C. This Agreement constitutes the entire agreement between the parties pertaining to its subject matter, and it supersedes any and all written or oral agree­ments previously existing between the parties with respect to such subject matter. Except for changes by Bacon as provided herein, no modification or amendment of this Agreement shall be binding unless executed in writing by both parties.
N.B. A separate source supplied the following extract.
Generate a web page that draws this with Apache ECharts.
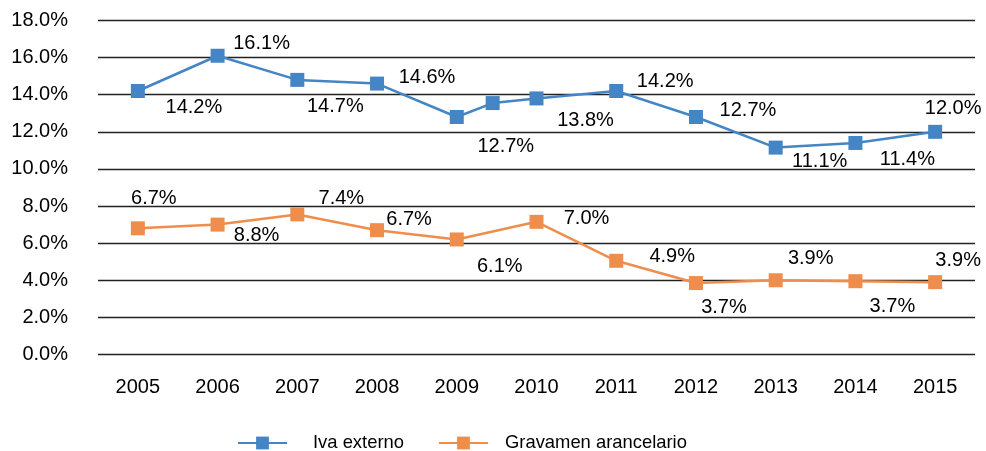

No waiver shall be effective unless it is in writing and signed by the party against whom enforcement is sought.

D. This Agreement may not be assigned by either party without the prior written consent of the other.

E. If any of the provisions of this Agreement are held by a court or other tribunal having jurisdiction to be unenforceable, the parties intend that the provision shall be enforced to the maximum extent permissible and the remaining portions of this Agreement shall remain in full force and effect.

21. DEFINITIONS

As used in this Agreement, the following terms have the following meanings:

“Application” has the meaning given in Section 2.B.

“Contractor” has the meaning given in the preamble.

“Contractor Payment” has the meaning given in Section 2.C.

“Disclosing Party” has the meaning given in Section 12.A.

“Deliverables” has the meaning given in Section 2.C.

“Feedback” has the meaning given in Section 9.C.

“Receiving Party” has the meaning given in Section 12.A.

“Service Engagement” has the meaning given in Section 2.F.

“Service Fee” has the meaning given in Section 5.A.

“Service Request” has the meaning given in Section 2.C.

“Services” has the meaning given in Section 2.A.